▶ [Records shown]
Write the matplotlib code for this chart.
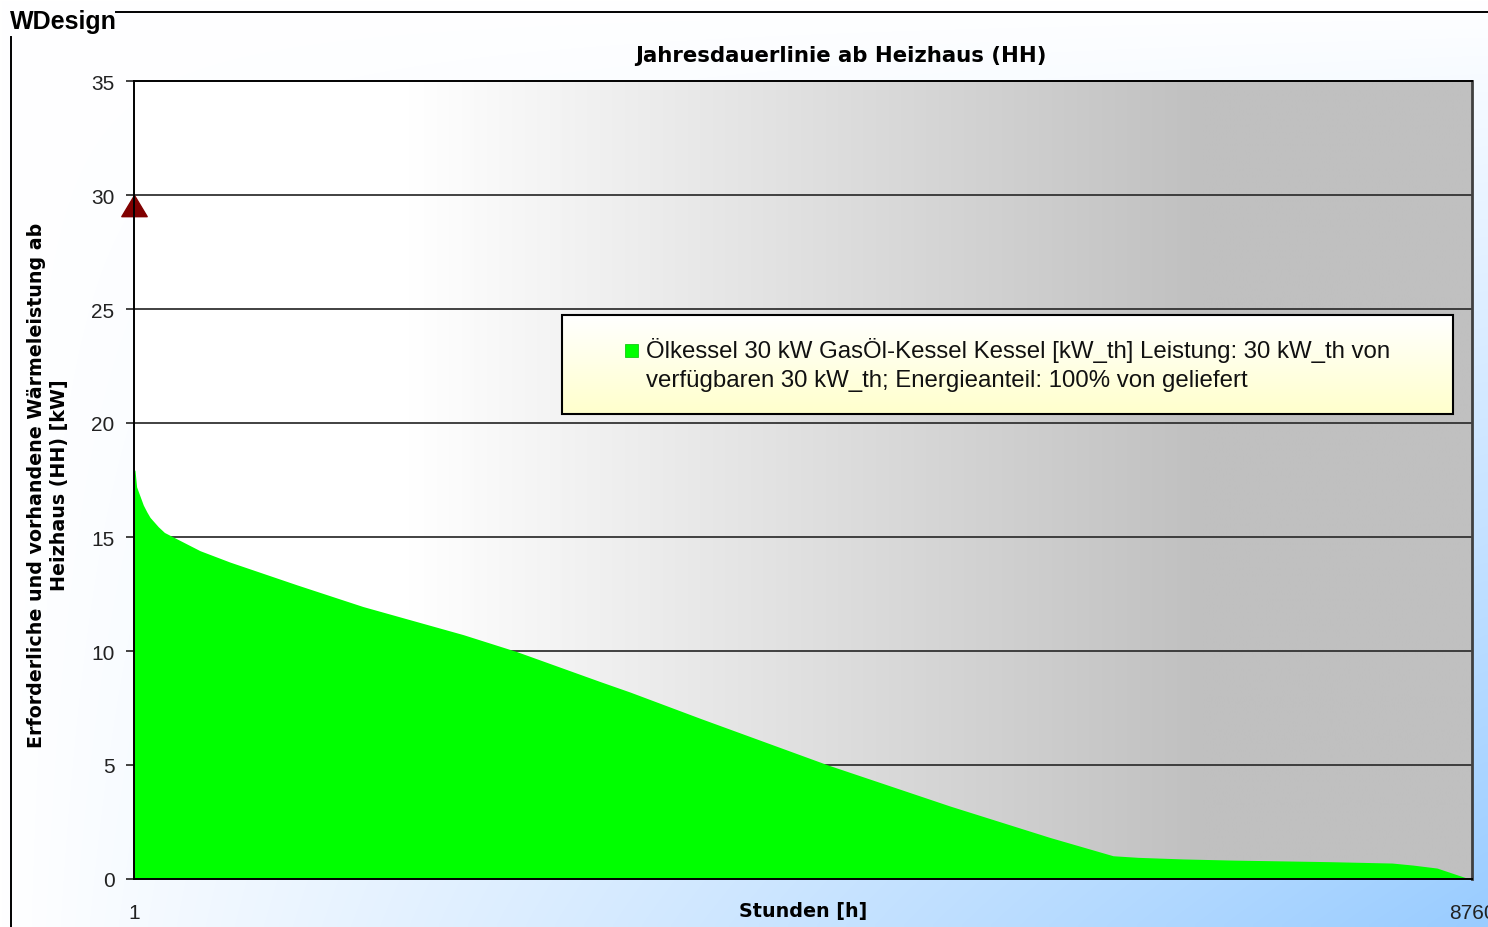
==
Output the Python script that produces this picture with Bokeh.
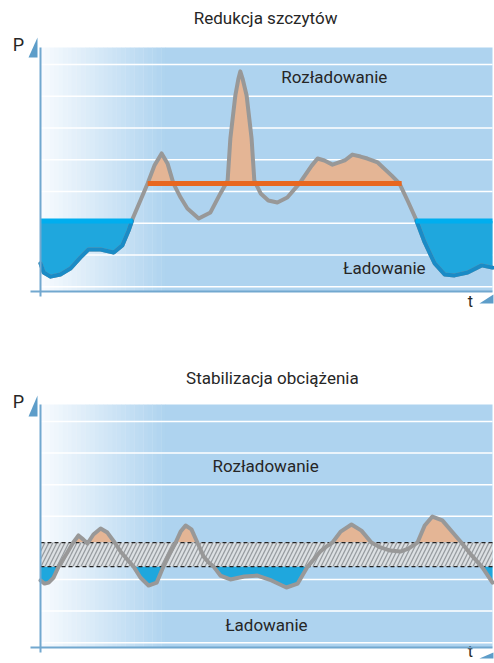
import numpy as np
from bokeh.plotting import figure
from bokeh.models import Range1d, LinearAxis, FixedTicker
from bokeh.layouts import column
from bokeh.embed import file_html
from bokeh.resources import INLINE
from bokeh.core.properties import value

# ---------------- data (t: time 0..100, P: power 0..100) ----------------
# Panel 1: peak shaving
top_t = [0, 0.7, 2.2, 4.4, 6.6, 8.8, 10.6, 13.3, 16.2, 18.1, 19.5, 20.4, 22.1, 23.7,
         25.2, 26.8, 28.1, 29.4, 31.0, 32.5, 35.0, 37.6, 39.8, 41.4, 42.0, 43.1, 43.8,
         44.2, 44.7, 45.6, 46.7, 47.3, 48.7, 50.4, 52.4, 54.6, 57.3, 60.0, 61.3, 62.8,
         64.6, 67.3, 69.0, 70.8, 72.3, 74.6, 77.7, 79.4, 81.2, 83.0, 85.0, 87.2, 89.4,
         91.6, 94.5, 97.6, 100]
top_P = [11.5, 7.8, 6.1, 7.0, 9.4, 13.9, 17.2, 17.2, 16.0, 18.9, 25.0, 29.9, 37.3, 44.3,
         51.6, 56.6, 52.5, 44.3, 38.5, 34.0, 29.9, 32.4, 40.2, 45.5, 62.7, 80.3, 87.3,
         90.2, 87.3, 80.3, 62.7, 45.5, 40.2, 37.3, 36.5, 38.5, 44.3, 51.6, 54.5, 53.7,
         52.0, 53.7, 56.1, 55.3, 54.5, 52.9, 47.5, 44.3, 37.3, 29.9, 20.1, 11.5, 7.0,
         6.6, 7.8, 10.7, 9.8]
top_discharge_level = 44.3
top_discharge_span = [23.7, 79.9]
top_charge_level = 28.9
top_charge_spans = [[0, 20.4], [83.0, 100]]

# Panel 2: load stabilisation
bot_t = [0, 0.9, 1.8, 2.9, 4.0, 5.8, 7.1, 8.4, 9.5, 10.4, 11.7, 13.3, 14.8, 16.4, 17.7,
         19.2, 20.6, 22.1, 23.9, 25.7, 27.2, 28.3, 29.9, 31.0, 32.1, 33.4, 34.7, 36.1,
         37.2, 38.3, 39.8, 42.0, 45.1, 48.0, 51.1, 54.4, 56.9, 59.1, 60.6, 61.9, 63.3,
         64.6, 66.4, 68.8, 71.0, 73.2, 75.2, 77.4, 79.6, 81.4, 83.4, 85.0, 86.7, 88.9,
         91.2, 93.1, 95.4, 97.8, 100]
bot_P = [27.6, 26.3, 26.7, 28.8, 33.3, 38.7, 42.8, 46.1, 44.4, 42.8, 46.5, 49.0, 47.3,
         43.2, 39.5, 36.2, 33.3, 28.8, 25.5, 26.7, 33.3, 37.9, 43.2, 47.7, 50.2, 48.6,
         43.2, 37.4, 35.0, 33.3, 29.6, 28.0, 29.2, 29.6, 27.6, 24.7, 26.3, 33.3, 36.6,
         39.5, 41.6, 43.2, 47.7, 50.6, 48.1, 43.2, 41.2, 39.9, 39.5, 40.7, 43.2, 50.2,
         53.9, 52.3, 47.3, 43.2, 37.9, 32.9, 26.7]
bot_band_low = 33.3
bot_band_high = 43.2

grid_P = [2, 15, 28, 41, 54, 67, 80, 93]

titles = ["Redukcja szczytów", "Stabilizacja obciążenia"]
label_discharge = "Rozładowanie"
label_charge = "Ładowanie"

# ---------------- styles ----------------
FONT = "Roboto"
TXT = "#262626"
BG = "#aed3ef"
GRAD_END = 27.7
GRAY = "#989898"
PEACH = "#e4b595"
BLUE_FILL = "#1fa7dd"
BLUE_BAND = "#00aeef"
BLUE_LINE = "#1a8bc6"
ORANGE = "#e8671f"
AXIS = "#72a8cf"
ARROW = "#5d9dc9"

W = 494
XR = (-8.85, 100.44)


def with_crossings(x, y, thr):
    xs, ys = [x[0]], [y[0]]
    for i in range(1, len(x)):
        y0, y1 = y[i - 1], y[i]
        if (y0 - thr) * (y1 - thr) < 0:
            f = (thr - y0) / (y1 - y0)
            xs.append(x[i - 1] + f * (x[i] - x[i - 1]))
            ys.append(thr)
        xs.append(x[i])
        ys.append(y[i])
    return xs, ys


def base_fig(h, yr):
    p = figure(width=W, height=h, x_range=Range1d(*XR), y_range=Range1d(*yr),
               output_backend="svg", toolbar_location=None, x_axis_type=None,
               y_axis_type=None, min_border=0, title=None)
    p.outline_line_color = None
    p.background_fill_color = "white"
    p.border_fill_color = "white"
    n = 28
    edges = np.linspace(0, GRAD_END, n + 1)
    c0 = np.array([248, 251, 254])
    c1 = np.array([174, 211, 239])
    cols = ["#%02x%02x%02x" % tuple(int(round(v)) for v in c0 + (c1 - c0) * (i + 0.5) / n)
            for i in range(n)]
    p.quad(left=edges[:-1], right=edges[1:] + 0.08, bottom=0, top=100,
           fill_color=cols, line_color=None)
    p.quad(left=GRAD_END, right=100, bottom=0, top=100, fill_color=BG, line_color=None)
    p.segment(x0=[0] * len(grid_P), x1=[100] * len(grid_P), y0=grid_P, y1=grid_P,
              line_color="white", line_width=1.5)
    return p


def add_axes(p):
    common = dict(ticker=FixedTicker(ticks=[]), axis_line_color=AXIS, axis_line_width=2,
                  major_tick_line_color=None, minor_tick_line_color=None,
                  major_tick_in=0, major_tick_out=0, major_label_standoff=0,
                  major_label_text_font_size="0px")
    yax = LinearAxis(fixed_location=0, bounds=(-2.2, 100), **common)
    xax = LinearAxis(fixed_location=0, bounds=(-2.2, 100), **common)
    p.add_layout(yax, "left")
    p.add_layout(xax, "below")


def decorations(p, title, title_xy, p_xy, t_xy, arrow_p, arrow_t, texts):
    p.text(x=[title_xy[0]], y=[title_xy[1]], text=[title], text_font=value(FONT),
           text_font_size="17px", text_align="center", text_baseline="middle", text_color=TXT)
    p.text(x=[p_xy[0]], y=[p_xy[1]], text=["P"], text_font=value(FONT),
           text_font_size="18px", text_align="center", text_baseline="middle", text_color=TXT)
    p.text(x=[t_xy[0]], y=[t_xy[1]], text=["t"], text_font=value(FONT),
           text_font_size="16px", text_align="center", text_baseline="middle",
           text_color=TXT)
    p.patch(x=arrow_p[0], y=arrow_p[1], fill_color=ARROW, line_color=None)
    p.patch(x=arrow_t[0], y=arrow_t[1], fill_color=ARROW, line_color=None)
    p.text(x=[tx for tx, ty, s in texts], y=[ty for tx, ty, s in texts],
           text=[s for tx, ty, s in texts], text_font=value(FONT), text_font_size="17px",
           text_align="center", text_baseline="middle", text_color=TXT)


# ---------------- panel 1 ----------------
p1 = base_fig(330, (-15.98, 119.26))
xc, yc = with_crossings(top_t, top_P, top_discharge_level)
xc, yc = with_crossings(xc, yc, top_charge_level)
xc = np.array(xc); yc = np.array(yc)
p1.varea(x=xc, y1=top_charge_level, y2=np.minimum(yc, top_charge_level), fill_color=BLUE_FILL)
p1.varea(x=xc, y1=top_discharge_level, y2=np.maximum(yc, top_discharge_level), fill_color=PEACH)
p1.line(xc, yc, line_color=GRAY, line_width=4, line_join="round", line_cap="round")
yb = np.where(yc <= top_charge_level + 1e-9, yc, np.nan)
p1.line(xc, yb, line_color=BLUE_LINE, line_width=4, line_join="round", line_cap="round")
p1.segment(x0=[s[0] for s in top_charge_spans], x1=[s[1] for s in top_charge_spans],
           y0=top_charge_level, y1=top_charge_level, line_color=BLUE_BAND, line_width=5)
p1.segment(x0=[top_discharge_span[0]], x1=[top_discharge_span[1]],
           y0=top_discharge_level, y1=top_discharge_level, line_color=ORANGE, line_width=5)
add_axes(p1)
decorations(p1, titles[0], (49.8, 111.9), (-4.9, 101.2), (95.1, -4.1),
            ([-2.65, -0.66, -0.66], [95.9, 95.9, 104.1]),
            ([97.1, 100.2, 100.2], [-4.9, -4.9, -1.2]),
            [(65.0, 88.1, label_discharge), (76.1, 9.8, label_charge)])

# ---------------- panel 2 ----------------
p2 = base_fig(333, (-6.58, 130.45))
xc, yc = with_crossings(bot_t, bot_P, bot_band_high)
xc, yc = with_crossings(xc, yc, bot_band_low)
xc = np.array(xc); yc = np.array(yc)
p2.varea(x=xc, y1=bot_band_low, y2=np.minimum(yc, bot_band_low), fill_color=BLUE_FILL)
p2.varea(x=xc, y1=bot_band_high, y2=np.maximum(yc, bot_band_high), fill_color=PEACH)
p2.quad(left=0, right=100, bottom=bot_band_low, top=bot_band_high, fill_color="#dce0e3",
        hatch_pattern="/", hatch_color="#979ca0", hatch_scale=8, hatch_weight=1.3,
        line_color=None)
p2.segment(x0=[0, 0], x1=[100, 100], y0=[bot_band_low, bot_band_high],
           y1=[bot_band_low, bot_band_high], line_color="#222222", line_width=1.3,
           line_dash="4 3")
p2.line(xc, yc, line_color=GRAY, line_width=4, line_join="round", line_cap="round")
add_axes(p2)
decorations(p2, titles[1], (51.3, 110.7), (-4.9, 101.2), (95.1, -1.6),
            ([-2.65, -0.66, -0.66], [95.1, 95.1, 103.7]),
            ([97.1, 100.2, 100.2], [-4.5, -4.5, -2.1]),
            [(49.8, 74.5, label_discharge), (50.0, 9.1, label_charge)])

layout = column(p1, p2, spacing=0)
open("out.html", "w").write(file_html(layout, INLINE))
==
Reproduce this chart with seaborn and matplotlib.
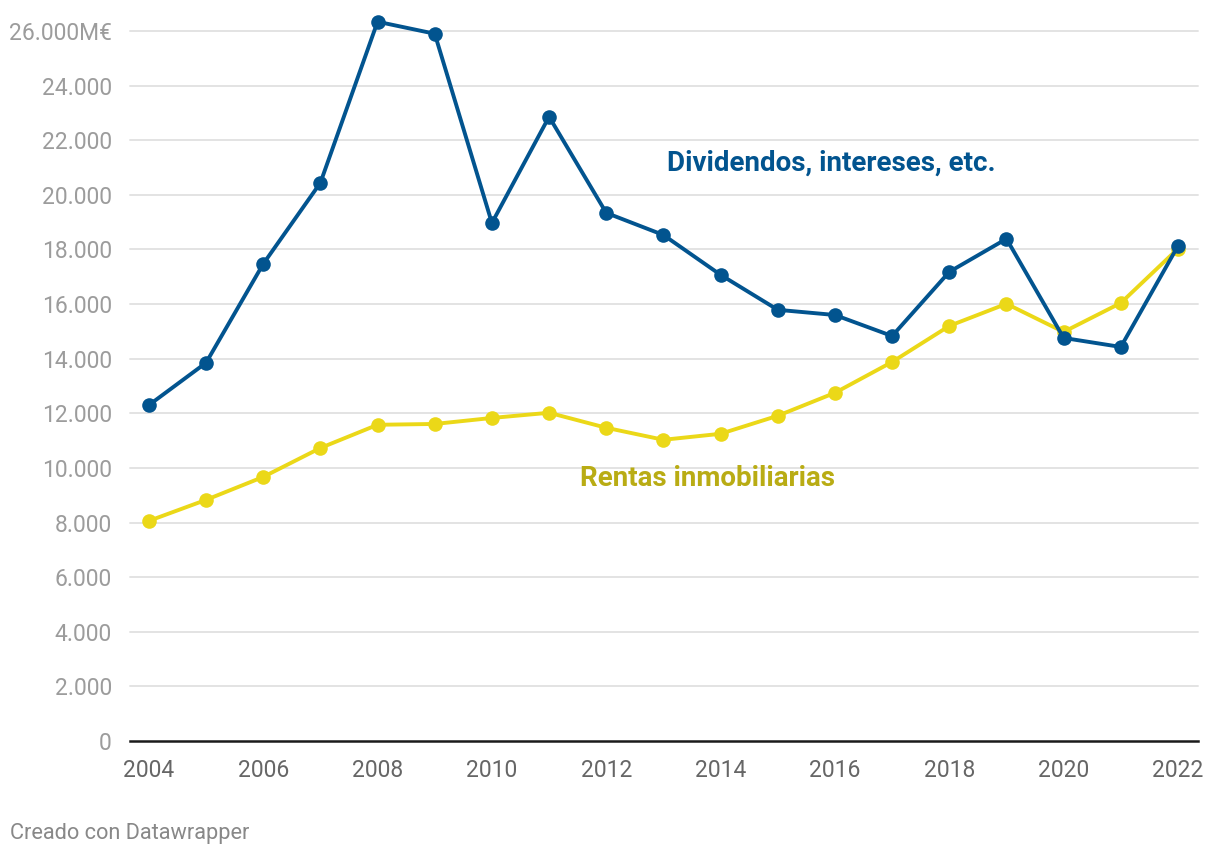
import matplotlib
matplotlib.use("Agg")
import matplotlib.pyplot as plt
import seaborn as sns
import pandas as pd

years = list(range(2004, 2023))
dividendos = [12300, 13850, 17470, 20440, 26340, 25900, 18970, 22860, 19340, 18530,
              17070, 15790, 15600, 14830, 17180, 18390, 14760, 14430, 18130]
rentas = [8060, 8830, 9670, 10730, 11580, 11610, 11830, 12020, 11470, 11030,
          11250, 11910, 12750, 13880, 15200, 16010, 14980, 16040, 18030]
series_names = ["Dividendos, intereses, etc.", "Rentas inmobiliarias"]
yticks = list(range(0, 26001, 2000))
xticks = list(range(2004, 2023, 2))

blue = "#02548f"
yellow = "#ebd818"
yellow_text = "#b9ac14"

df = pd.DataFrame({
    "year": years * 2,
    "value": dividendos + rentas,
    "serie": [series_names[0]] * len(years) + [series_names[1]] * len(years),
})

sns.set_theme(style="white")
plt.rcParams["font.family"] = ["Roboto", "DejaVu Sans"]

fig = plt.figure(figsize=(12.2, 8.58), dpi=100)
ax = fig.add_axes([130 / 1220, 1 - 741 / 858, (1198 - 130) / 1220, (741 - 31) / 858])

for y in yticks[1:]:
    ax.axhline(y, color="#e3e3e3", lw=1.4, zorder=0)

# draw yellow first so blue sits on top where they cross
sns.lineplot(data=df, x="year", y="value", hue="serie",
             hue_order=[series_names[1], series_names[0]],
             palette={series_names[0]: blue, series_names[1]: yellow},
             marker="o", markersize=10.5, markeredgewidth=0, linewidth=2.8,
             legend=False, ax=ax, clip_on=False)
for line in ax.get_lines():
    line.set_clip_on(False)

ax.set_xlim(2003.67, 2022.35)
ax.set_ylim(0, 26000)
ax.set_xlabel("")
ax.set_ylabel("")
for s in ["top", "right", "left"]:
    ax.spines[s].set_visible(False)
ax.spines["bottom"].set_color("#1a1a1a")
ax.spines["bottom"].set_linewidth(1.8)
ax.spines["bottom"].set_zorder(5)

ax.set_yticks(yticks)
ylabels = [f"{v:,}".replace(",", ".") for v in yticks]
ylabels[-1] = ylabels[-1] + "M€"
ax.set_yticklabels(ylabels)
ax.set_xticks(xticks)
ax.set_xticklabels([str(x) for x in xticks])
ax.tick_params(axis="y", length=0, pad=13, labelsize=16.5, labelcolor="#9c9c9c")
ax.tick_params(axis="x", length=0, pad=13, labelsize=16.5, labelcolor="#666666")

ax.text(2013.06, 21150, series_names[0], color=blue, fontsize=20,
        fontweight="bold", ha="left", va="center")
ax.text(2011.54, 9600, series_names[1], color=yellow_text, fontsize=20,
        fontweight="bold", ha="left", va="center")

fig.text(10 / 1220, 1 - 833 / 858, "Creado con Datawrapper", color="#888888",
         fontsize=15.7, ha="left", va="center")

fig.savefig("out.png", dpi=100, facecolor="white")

▶ [Aim of the task]
Find all lines holding the string "seaborn" and copy them.

▶ [Task response]
Reproduce this chart with seaborn and matplotlib.
import seaborn as sns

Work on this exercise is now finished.